(GOAL OF THE EXERCISE):
Each line from the beginning of the data below through the line containing "Chart.defaults.animation = false;" should be repeated exactly, please.

Recorded data:
···

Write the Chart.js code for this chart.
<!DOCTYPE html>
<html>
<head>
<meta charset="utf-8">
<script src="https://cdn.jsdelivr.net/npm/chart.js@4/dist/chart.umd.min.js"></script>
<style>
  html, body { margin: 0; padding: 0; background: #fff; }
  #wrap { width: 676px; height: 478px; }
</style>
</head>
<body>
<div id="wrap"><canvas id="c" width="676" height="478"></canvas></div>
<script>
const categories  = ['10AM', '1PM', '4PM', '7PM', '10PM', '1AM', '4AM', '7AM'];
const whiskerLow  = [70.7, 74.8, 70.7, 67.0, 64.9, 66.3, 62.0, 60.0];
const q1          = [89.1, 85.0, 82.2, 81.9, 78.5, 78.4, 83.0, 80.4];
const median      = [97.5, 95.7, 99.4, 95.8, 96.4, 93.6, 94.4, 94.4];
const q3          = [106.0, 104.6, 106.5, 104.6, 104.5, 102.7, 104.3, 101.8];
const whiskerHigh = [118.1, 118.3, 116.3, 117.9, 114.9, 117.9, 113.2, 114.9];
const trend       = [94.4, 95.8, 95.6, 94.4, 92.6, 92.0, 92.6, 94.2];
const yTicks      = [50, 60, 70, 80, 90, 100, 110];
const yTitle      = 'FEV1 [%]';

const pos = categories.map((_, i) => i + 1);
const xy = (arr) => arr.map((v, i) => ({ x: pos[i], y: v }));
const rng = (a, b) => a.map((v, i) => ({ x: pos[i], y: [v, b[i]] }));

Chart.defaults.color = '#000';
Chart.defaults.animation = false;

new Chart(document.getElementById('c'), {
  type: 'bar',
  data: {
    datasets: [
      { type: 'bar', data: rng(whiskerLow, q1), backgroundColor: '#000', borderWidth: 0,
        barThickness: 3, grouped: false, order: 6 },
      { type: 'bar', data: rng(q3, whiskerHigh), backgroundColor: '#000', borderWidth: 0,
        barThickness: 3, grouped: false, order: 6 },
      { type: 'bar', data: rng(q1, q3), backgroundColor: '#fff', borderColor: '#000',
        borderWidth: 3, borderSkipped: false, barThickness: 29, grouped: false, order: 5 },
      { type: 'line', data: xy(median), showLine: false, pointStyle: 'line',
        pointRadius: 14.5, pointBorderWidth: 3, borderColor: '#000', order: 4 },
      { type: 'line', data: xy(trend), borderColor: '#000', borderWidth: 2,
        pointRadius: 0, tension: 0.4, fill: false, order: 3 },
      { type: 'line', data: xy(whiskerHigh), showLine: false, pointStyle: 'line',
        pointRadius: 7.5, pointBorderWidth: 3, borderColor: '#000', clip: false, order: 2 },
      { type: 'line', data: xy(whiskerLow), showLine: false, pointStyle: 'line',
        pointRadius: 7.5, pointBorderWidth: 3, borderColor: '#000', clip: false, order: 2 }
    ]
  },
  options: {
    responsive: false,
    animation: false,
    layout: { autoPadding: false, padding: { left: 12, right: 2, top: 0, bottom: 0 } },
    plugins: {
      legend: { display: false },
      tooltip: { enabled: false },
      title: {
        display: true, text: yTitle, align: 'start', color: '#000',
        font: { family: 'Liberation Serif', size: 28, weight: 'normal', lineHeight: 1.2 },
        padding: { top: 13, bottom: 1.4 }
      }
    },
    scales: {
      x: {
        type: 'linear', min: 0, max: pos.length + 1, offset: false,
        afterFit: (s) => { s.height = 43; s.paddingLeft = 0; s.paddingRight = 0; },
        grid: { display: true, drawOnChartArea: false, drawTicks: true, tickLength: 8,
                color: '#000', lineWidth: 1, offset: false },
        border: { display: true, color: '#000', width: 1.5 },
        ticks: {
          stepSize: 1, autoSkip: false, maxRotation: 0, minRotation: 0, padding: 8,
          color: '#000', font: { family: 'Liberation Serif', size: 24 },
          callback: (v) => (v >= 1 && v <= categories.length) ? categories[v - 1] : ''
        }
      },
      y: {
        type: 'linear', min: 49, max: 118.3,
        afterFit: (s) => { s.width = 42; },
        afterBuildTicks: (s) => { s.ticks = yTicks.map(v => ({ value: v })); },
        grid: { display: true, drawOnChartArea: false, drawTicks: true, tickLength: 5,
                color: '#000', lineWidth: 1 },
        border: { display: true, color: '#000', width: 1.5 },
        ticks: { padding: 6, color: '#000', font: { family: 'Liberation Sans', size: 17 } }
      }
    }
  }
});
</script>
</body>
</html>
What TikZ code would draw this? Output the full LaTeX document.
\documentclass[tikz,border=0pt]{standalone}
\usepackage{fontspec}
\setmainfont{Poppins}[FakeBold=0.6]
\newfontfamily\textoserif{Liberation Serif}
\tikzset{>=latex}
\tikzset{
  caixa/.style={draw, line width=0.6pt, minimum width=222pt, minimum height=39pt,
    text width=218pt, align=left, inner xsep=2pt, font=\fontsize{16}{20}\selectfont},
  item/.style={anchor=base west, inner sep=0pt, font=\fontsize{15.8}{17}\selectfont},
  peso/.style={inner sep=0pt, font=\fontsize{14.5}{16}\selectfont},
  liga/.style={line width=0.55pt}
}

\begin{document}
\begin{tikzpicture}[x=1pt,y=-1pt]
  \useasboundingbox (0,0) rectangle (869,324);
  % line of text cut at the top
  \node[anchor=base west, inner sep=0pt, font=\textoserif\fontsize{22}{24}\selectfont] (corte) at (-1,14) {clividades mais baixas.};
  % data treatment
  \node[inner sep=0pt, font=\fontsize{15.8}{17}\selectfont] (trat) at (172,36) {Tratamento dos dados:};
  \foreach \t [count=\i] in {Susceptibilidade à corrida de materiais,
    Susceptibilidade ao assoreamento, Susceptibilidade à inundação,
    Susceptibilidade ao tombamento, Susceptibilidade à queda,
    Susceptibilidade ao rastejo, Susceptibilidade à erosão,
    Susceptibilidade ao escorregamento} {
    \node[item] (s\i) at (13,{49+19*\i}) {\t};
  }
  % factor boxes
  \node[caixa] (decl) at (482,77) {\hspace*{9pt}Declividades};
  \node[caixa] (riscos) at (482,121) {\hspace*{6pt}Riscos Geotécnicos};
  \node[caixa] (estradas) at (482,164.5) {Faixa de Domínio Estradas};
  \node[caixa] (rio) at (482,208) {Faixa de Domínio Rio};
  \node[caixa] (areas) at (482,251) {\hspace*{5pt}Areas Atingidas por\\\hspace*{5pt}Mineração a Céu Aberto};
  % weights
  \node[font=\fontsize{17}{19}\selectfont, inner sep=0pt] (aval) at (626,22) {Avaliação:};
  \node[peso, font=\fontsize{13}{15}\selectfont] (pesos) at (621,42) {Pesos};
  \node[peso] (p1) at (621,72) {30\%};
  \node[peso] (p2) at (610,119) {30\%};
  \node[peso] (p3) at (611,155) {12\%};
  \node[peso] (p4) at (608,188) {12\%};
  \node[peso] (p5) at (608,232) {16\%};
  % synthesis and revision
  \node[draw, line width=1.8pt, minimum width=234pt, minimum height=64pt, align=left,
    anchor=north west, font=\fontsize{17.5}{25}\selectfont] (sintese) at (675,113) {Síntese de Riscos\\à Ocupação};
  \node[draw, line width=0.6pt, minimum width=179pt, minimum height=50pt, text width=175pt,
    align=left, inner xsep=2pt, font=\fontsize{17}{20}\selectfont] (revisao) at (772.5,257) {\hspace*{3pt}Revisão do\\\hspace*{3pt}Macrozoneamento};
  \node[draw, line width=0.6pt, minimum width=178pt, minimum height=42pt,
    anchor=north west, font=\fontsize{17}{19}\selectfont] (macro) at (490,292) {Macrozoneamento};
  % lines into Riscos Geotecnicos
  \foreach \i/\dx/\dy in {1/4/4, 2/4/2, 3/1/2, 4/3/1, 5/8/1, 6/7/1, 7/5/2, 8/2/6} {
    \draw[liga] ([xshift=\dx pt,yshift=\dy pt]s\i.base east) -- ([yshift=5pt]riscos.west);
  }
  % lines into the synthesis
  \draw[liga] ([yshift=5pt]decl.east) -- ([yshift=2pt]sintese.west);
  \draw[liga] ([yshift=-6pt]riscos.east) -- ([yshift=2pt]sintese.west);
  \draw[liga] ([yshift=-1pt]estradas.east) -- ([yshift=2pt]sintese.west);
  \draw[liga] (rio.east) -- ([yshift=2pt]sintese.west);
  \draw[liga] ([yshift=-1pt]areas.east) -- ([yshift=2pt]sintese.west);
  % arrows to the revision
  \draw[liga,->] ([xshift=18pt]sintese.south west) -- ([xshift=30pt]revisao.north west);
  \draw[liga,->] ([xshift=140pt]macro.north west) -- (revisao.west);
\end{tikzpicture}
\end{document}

···

(TASK RESPONSE):
Write the Chart.js code for this chart.
<!DOCTYPE html>
<html>
<head>
<meta charset="utf-8">
<script src="https://cdn.jsdelivr.net/npm/chart.js@4/dist/chart.umd.min.js"></script>
<style>
  html, body { margin: 0; padding: 0; background: #fff; }
  #wrap { width: 676px; height: 478px; }
</style>
</head>
<body>
<div id="wrap"><canvas id="c" width="676" height="478"></canvas></div>
<script>
const categories  = ['10AM', '1PM', '4PM', '7PM', '10PM', '1AM', '4AM', '7AM'];
const whiskerLow  = [70.7, 74.8, 70.7, 67.0, 64.9, 66.3, 62.0, 60.0];
const q1          = [89.1, 85.0, 82.2, 81.9, 78.5, 78.4, 83.0, 80.4];
const median      = [97.5, 95.7, 99.4, 95.8, 96.4, 93.6, 94.4, 94.4];
const q3          = [106.0, 104.6, 106.5, 104.6, 104.5, 102.7, 104.3, 101.8];
const whiskerHigh = [118.1, 118.3, 116.3, 117.9, 114.9, 117.9, 113.2, 114.9];
const trend       = [94.4, 95.8, 95.6, 94.4, 92.6, 92.0, 92.6, 94.2];
const yTicks      = [50, 60, 70, 80, 90, 100, 110];
const yTitle      = 'FEV1 [%]';

const pos = categories.map((_, i) => i + 1);
const xy = (arr) => arr.map((v, i) => ({ x: pos[i], y: v }));
const rng = (a, b) => a.map((v, i) => ({ x: pos[i], y: [v, b[i]] }));

Chart.defaults.color = '#000';
Chart.defaults.animation = false;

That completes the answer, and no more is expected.